L'industrialisation doit donc s'entendre comme amélioration des savoirs faire du tissu social, enrichissement de ses interdépendances, déprolétarisation de sa mémoire d'une part, amélioration des interactions entre producteurs, consommateurs et intermédiaires, réhabilitation de la société marchande et relégitimation de ses hiérarchies d'autre part.

Notes :

[1] La place du marketing dans les chaînes de valeur mondiales en atteste. Les grandes puissances industrielles aspirent à se réserver les deux bouts de la chaîne : conception et marketing.

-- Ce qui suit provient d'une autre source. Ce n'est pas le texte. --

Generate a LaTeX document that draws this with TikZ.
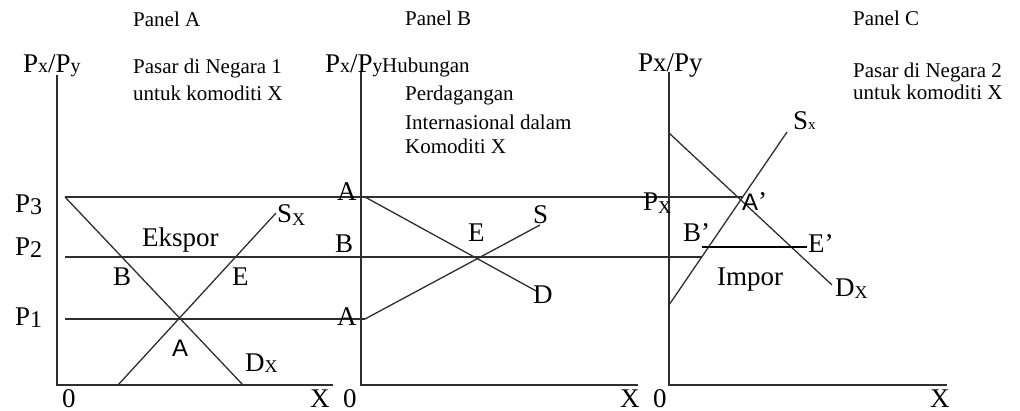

[2] Dans une société qui n'a pas de concurrent extérieur proéminent, la concurrence interne pourra prendre le pas (cas des empires dominants : Angleterre, France, États-Unis), dans le cas contraire (empire émergent) la planification interne prendra le pas sur la concurrence interne du fait de la prééminence de la concurrence extérieure (Allemagne, Japon, Chine).

[3] On retrouve ici les deux étages supérieurs de l'économie selon F. Braudel : le producteur marchand est soumis à la division du travail, à la concurrence, le capitaliste (que l'on peut incarner dans le banquier) est celui qui leur échappe (il circule entre les différents marchés et opère au niveau de celui des changes).

[4] Le déversement avec l'industrialisation est allé de l'agriculture à l'industrie, puis de l'industrie aux services. On assiste désormais à un brouillage de plus en plus important des frontières entre les secteurs. Le design et la fabrication entre l'industrie et les services. En fait, il ne faut pas perdre le continuum du travail « industriel », l'industrie désignant moins un secteur qu'une activité de transformation, de rationalisation.

[5] Le chômage avec la bipolarisation du marché du travail est de moins en moins un chômage temporaire, mais une répartition de la population entre deux catégories d'emplois : qualifiés et précaires.

[6] L'on retombe ainsi sur ce que l'on appelle « économie de la connaissance ».

[7] Pour reprendre la formalisation d'Omar Bessaoud in « Dégager le système, c'est aussi couper les racines économiques qui le nourrissent » LSA du 09 avril 2019.

[8] Sur ces notions d'institutions extractives et inclusives voir ACEMOGLU et ROBINSON, Prospérité, puissance et pauvreté : Pourquoi certains pays réussissent mieux que d'autres, Markus Haller, 2015. Par extension, les institutions économiques inclusives peuvent être dites celles de la croissance inclusive, notion maintenant qui imprègne tous les discours sur la croissance économique du fait de l'importance prise par la croissance des inégalités.

[9] La problématique de la prolétarisation/déprolétarisation de la société a été particulièrement investie par le philosophe Bernard Stiegler et celle de l'auto-entrepreneuriat par la sociologue Sarah Abdelnour.

[10] Nous continuons d'être indisposés par le fait que l'administration ne soit pas automate, qu'elle nous contraint encore à discuter de nos droits. Nous oublions que nous ne l'avons pas montée nous-mêmes et qu'elle n'est pas de ce fait ajustée à nos comportements.

[11] Il ne faut pas opposer humain et non humain aussi. L'humain lui-même est un hybride, une part de lui-même est machinique, dont le fonctionnement ne requiert pas sa pleine conscience.